O problema está no método

24 Novembro 2016, 16:00 Anabela Rodrigues Drago Miguens Mendes

Iniciámos o nosso diálogo através da leitura das primeiras páginas do primeiro capítulo da obra O Mestre Ignorante que a seguir sujeitámos a discussão. Pareceu-nos adequado recuar à fundamentação do pensamento de Rancière sobre o Espectador Emancipado tomando como caminho exactamente aquele que o filósofo escolhera: contar com brevidade um episódio na vida de Joseph Jacotot.

 O que lemos dizia então respeito a uma história invulgar que acontecera de facto a Joseph Jacotot, professor de literatura francesa, em tempo posterior à Revolução. Estando o professor em Lovaina, em 1818, foi desafiado por alunos universitários que tinham ouvido falar dele como um professor estimulante, a dar-lhe aulas, mesmo desconhecendo eles a língua francesa. A língua materna destes jovens era o neerlandês.

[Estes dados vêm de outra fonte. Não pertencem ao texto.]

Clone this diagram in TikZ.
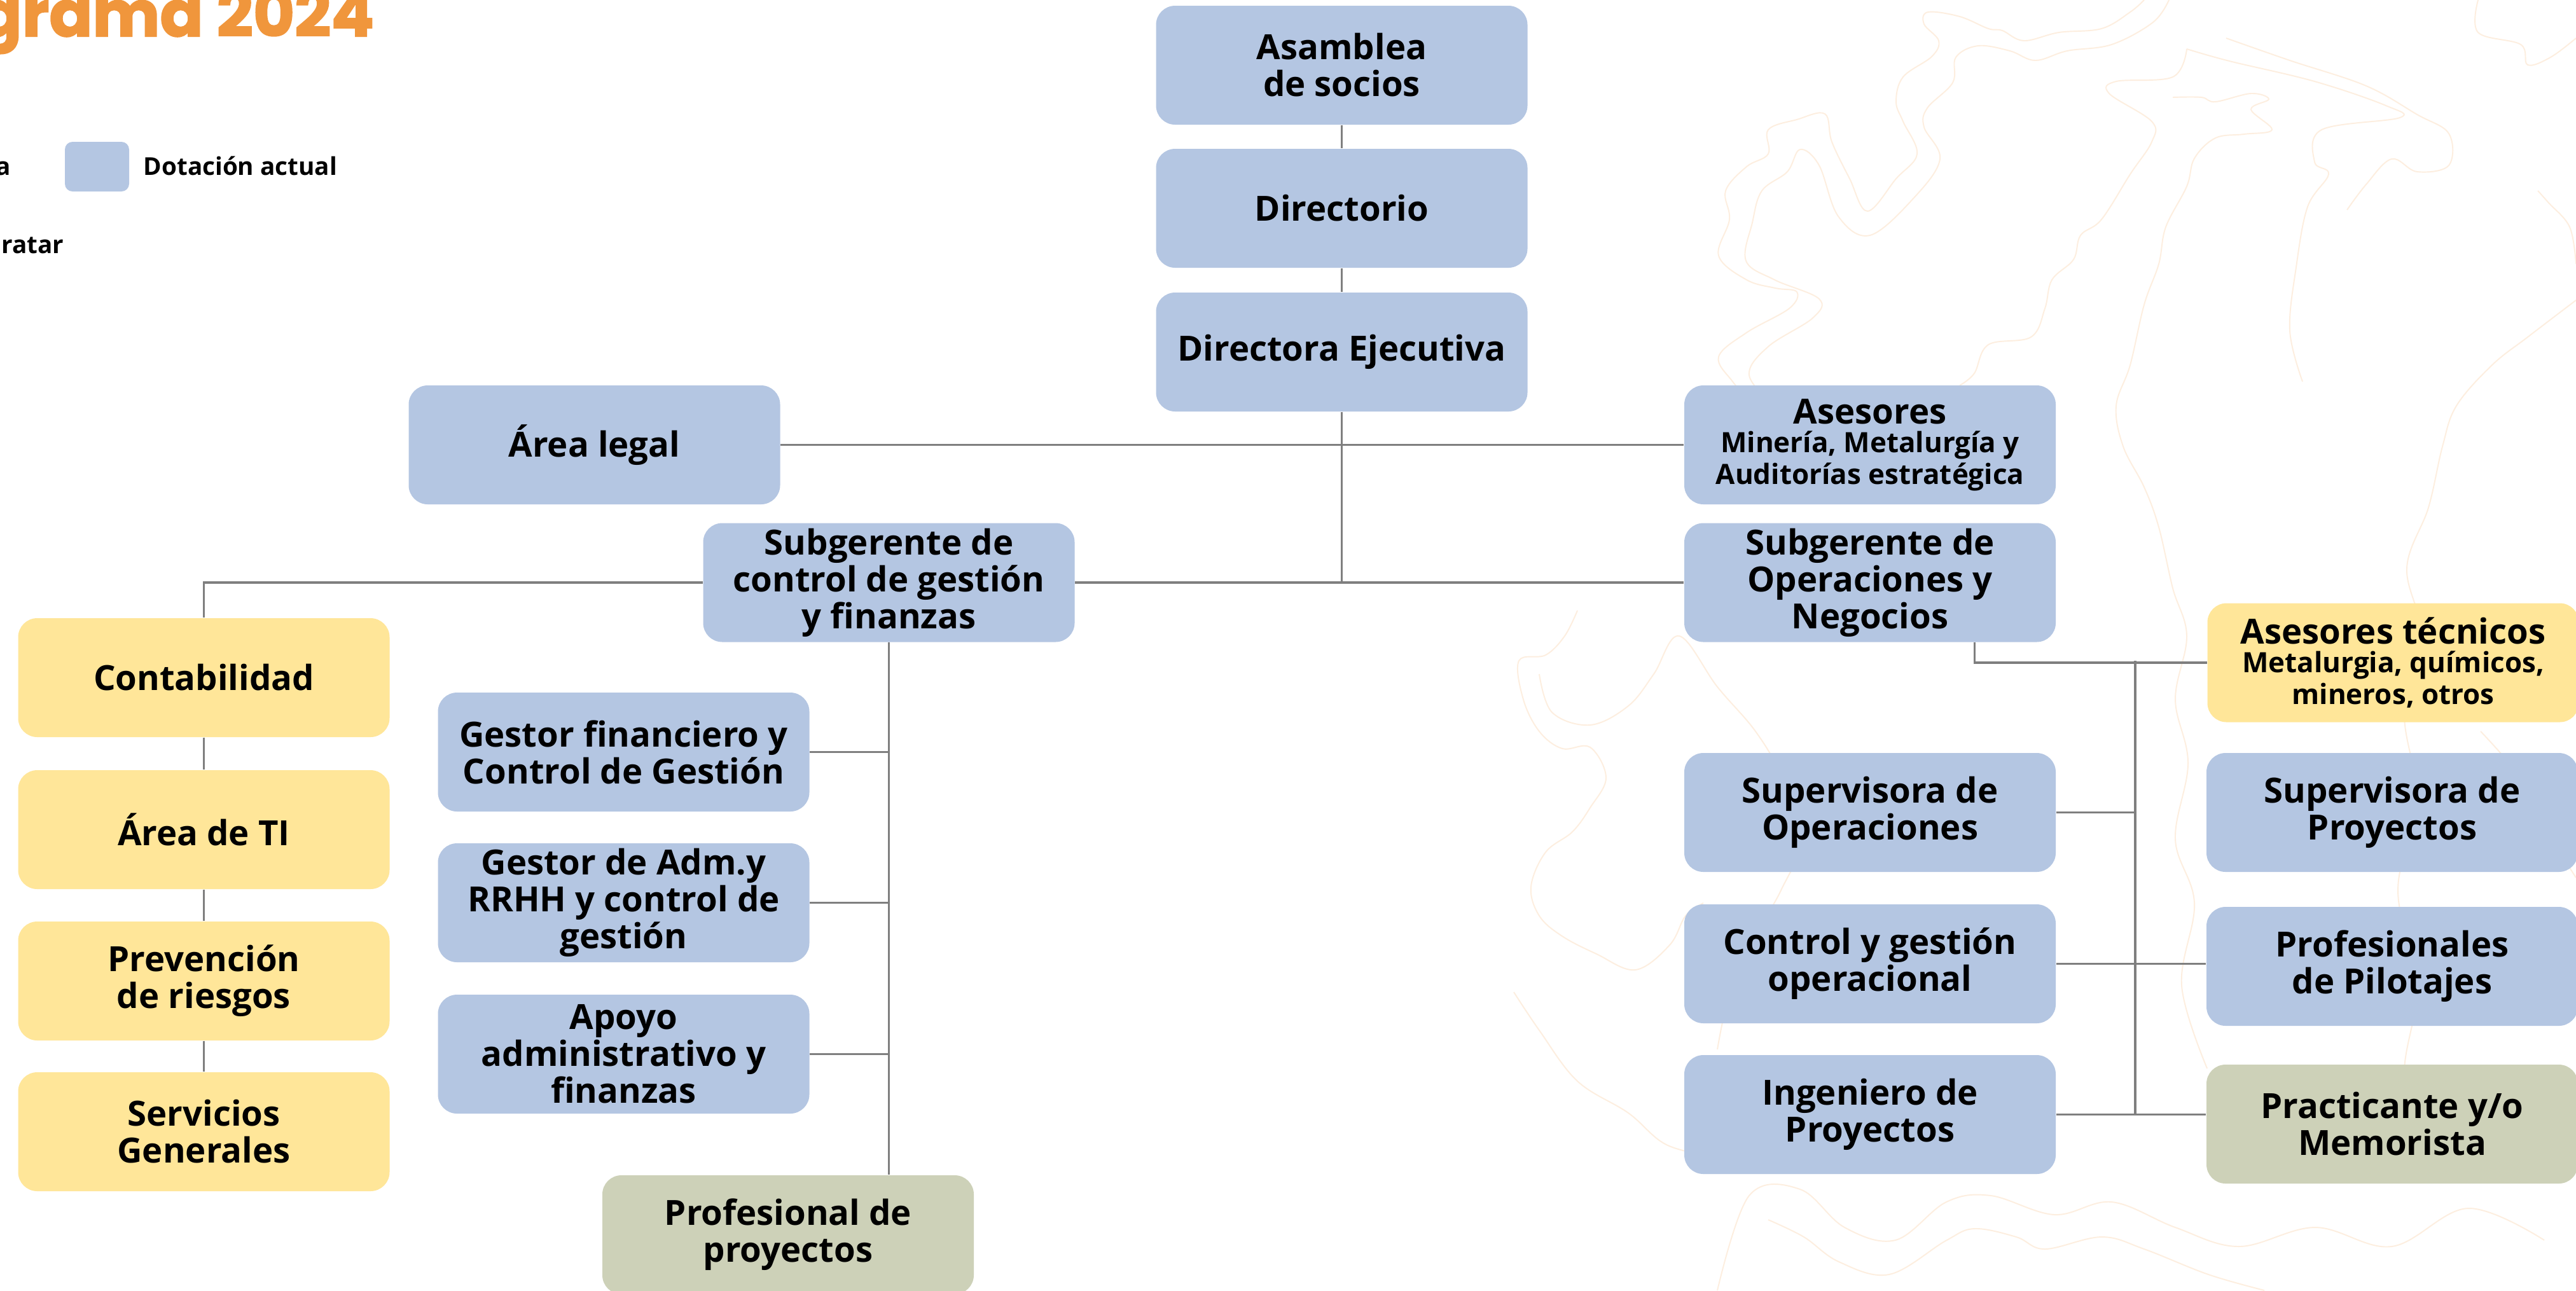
\documentclass[tikz,border=0pt]{standalone}
\usepackage{fontspec}
\setmainfont{Open Sans}
\newfontfamily\titlefont{Poppins}[BoldFeatures={FakeBold=2}]
\usetikzlibrary{calc}
\definecolor{bxblue}{HTML}{B4C6E2}
\definecolor{bxyellow}{HTML}{FFE699}
\definecolor{bxgreen}{HTML}{CDD1B8}
\definecolor{lngray}{HTML}{7F7F7F}
\definecolor{topo}{HTML}{FDEEDF}
\definecolor{ttlorange}{HTML}{F0963C}
\newcommand{\subf}{\fontsize{12.5}{14}\selectfont}
\begin{document}
\begin{tikzpicture}[x=0.1mm,y=-0.1mm,
  box/.style={rounded corners=3mm, minimum width=58.4mm, minimum height=18.7mm, inner sep=0pt, align=center, font=\fontsize{15.5}{16.5}\selectfont\bfseries},
  cur/.style={box, fill=bxblue},
  newp/.style={box, fill=bxyellow},
  hire/.style={box, fill=bxgreen},
  conn/.style={draw=lngray, line width=0.9pt},
  topoline/.style={draw=topo, line width=0.55pt},
  legtxt/.style={inner sep=0pt, font=\fontsize{11}{13}\selectfont\bfseries}
]
\useasboundingbox (0,0) rectangle (4050,2029);
\clip (0,0) rectangle (4050,2029);
\fill[white] (0,0) rectangle (4050,2029);

% background contour lines
\draw[topoline] plot[smooth, tension=0.6] coordinates {(3371,0) (3349,19) (3304,45) (3237,51) (3182,64) (3148,48) (3126,45) (3081,26) (3031,19) (3025,38) (3048,64) (3037,89) (2992,121) (2981,160) (2992,191) (3014,242) (2981,281) (2936,332) (2908,281) (2880,223) (2869,179) (2825,188) (2780,204) (2780,242) (2746,262) (2713,300) (2719,345) (2702,402) (2746,440) (2791,453) (2825,459) (2813,485) (2746,523) (2702,561) (2724,600) (2760,640)};
\draw[topoline] plot[smooth, tension=0.6] coordinates {(3410,0) (3385,35) (3320,70) (3250,80) (3200,95) (3160,80) (3110,72) (3075,90) (3070,130) (3030,170) (3025,200) (3050,250) (3010,310) (2940,370) (2890,340) (2860,260) (2830,235) (2810,270) (2770,300) (2755,350) (2745,410) (2790,440) (2860,470) (2850,500) (2780,545) (2750,590) (2790,640)};
\draw[topoline] plot[smooth, tension=0.6] coordinates {(3438,77) (3416,121) (3327,128) (3316,147) (3383,191) (3383,223) (3349,274) (3304,345) (3271,370) (3260,408) (3226,440) (3215,485) (3193,530) (3126,542) (3104,587) (3081,606)};
\draw[topoline] plot[smooth, tension=0.6] coordinates {(3416,153) (3461,153) (3483,160) (3539,147) (3567,156) (3539,172) (3572,204) (3528,211) (3483,217) (3450,249) (3438,293) (3405,357) (3394,415) (3371,479) (3349,574) (3327,638) (3338,702) (3371,766) (3394,829) (3416,925) (3438,1000) (3420,1100) (3440,1200) (3420,1320) (3450,1420) (3430,1550) (3470,1680)};
\draw[topoline] plot[smooth, tension=0.6] coordinates {(3438,77) (3505,96) (3639,128) (3751,166) (3773,185) (3650,204) (3639,255) (3661,274) (3628,325) (3610,420) (3600,520) (3620,600)};
\draw[topoline] plot[smooth, tension=0.6] coordinates {(3500,60) (3600,95) (3720,135) (3800,180) (3850,210) (3850,260) (3800,270) (3760,250) (3720,290) (3690,330)};
\draw[topoline] plot[smooth, tension=0.6] coordinates {(3896,0) (3896,51) (3963,70) (3974,102) (4010,90) (4050,60)};
\draw[topoline] plot[smooth, tension=0.6] coordinates {(3990,300) (4007,319) (4040,357) (4050,415)};
\draw[topoline] plot[smooth, tension=0.6] coordinates {(4050,472) (3974,530) (3918,574) (3862,638) (3840,702) (3818,798) (3784,893) (3807,1000) (3780,1120) (3800,1260) (3770,1400) (3800,1550) (3780,1700) (3820,1850)};
\draw[topoline] plot[smooth, tension=0.6] coordinates {(2480,960) (2460,1000) (2430,1030) (2388,1039) (2395,1100) (2420,1150) (2456,1177) (2500,1175) (2525,1223) (2500,1270) (2472,1308) (2430,1340) (2407,1394) (2420,1440) (2456,1472) (2510,1500) (2571,1525) (2625,1486) (2650,1440) (2678,1420)};
\draw[topoline] plot[smooth, tension=0.6] coordinates {(2420,1060) (2440,1120) (2500,1140) (2560,1110) (2600,1060) (2640,1000) (2700,1080) (2760,1150) (2800,1220) (2830,1320) (2800,1400) (2760,1470) (2720,1560) (2700,1650)};
\draw[topoline] plot[smooth, tension=0.6] coordinates {(2780,1918) (2836,1945) (2891,1984) (2970,2004) (3059,1951) (3104,1932) (3170,1945) (3215,1964) (3304,1945) (3371,1964) (3472,2004) (3560,2029)};
\draw[topoline] plot[smooth, tension=0.6] coordinates {(2700,2029) (2750,1880) (2830,1870) (2900,1930) (2980,1950) (3060,1890) (3130,1880) (3230,1910) (3320,1890) (3420,1930) (3520,1960) (3640,1930) (3760,1960) (3880,1900) (4000,1950)};
\draw[topoline] plot[smooth, tension=0.6] coordinates {(2380,1560) (2420,1620) (2480,1700) (2560,1750) (2620,1800) (2700,1820)};
\draw[topoline] plot[smooth, tension=0.6] coordinates {(3900,1150) (3960,1220) (4000,1300) (4050,1380)};

% title and legend
\node[anchor=base east, inner sep=0pt, text=ttlorange, font=\titlefont\fontsize{28.5}{30}\selectfont\bfseries] (title) at (589,57) {grama 2024};
\node[legtxt, anchor=base east] (lega) at (18,275) {a};
\node[fill=bxblue, rounded corners=1.2mm, minimum width=10.1mm, minimum height=7.8mm, inner sep=0pt] (legcur) at (152.5,262) {};
\node[legtxt, anchor=base west] (legcurtxt) at (225,275) {Dotación actual};
\node[legtxt, anchor=base west] (legb) at (2,398) {ratar};

% nodes
\node[cur] (asam) at (2109.5,102.5) {Asamblea\\de socios};
\node[cur] (dir) at (2109.5,327.5) {Directorio};
\node[cur] (dire) at (2109.5,553.5) {Directora Ejecutiva};
\node[cur] (legal) at (934.5,699.5) {Área legal};
\node[cur] (ases) at (2940,699.5) {Asesores\\[-3.6pt]\subf Minería, Metalurgía y\\[-2.4pt]\subf Auditorías estratégica};
\node[cur] (subctl) at (1397.5,916) {Subgerente de\\control de gestión\\y finanzas};
\node[cur] (subops) at (2940,916) {Subgerente de\\Operaciones y\\Negocios};
\node[newp] (conta) at (320.5,1065.5) {Contabilidad};
\node[newp] (ti) at (320.5,1304.5) {Área de TI};
\node[newp] (prev) at (320.5,1542.5) {Prevención\\de riesgos};
\node[newp] (serv) at (320.5,1779.5) {Servicios\\Generales};
\node[cur] (gfin) at (980.5,1182.5) {Gestor financiero y\\Control de Gestión};
\node[cur] (gadm) at (980.5,1419.5) {Gestor de Adm.y\\RRHH y control de\\gestión};
\node[cur] (apoyo) at (980.5,1657.5) {Apoyo\\administrativo y\\finanzas};
\node[hire] (profp) at (1239,1941.5) {Profesional de\\proyectos};
\node[newp] (tec) at (3762.5,1042) {Asesores técnicos\\[-3.6pt]\subf Metalurgia, químicos,\\[-2.4pt]\subf mineros, otros};
\node[cur] (supops) at (2940,1277.5) {Supervisora de\\Operaciones};
\node[cur] (ctlop) at (2940,1515.5) {Control y gestión\\operacional};
\node[cur] (ing) at (2940,1752.5) {Ingeniero de\\Proyectos};
\node[cur] (supproy) at (3761,1277.5) {Supervisora de\\Proyectos};
\node[cur] (pilot) at (3761,1519.5) {Profesionales\\de Pilotajes};
\node[hire] (prac) at (3761,1767.5) {Practicante y/o\\Memorista};

% connectors
\draw[conn] (asam.south) -- (dir.north);
\draw[conn] (dir.south) -- (dire.north);
\draw[conn] (dire.south) -- (dire.south |- subctl.east);
\draw[conn] (legal.east) -- (legal.east -| ases.west);
\draw[conn] (subctl.east) -- (subctl.east -| subops.west);
\draw[conn] (subctl.west) -| (conta.north);
\draw[conn] (conta.south) -- (ti.north);
\draw[conn] (ti.south) -- (prev.north);
\draw[conn] (prev.south) -- (serv.north);
\draw[conn] (subctl.south) -- (subctl.south |- profp.north);
\draw[conn] (gfin.east) -- (gfin.east -| subctl.south);
\draw[conn] (gadm.east) -- (gadm.east -| subctl.south);
\draw[conn] (apoyo.east) -- (apoyo.east -| subctl.south);
\coordinate (opsdrop) at ([xshift=-12.8mm]subops.south east);
\draw[conn] (opsdrop) |- (tec.west);
\coordinate (bus) at (3357,1039);
\draw[conn] (bus) -- (bus |- ing.east);
\draw[conn] (supops.east) -- (supops.east -| bus);
\draw[conn] (ctlop.east) -- (ctlop.east -| pilot.west);
\draw[conn] (ing.east) -- (ing.east -| prac.west);
\end{tikzpicture}
\end{document}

Perplexo com o convite, Jacotot decidiu que era preciso encontrar uma metodologia que conduzisse a que os estudantes e ele tivessem em comum alguma coisa. Seria através desse interesse que poderiam trabalhar juntos. Escolheu então o professor um romance do séc. XVII, da autoria de Fénelon, intitulado As Aventuras de Telémaco, editado na altura numa edição bilingue. Este romance de natureza didáctica ocupava-se da educação de Telémaco essencialmente de uma perspectiva política e moral, embora recuperasse o universo mítico da figura do herói, próprio das narrativas gregas. Telémaco era filho de Ulisses e de Penélope e integra a Odisseia como um lutador por causas justas.

Esta episódica aventura, cheia de possibilidades de interpretação a vários níveis como, por exemplo, a aprendizagem de uma língua estrangeira, a descoberta de horizonte novos a partir de um exercício de tradução, mas também a aprendizagem de uma consciência política não dissociada de uma consciência artística, permite a Rancière defender que o método socrático de aprendizagem pode encontrar no exercício da pedagogia liberal uma alternativa credível.

O espectador emancipado ganha inspiração no sucesso da experiência de Joseph Jacotot. É assim que chegamos a uma passagem do ensaio sobre o espectador em que Rancière defende: «Os artistas como os investigadores, constroem a cena na qual a manifestação e o efeito das suas competências se expõem e se tornam incertos nos termos do novo idioma que traduz uma nova aventura intelectual. O efeito do idioma não pode ser antecipado. Exige dos espectadores que desempenham o papel de intérpretes activos, que elaborem a sua própria tradução para se apropriarem da «história» e dela fazerem a sua própria história. Uma comunidade emancipada é uma comunidade de contadores e tradutores. (p. 35)

 

Leituras recomendadas:

- RANCIÈRE Jacques 2010, O espectador emancipado, tradução de José Miranda Justo, Lisboa: Orfeu Negro.

- RANCIÈRE, Jacques 2010, O Mestre Ignorante – Cinco lições sobre a emancipação intelectual, Ramada: Edições Pedago, pp. 7-24.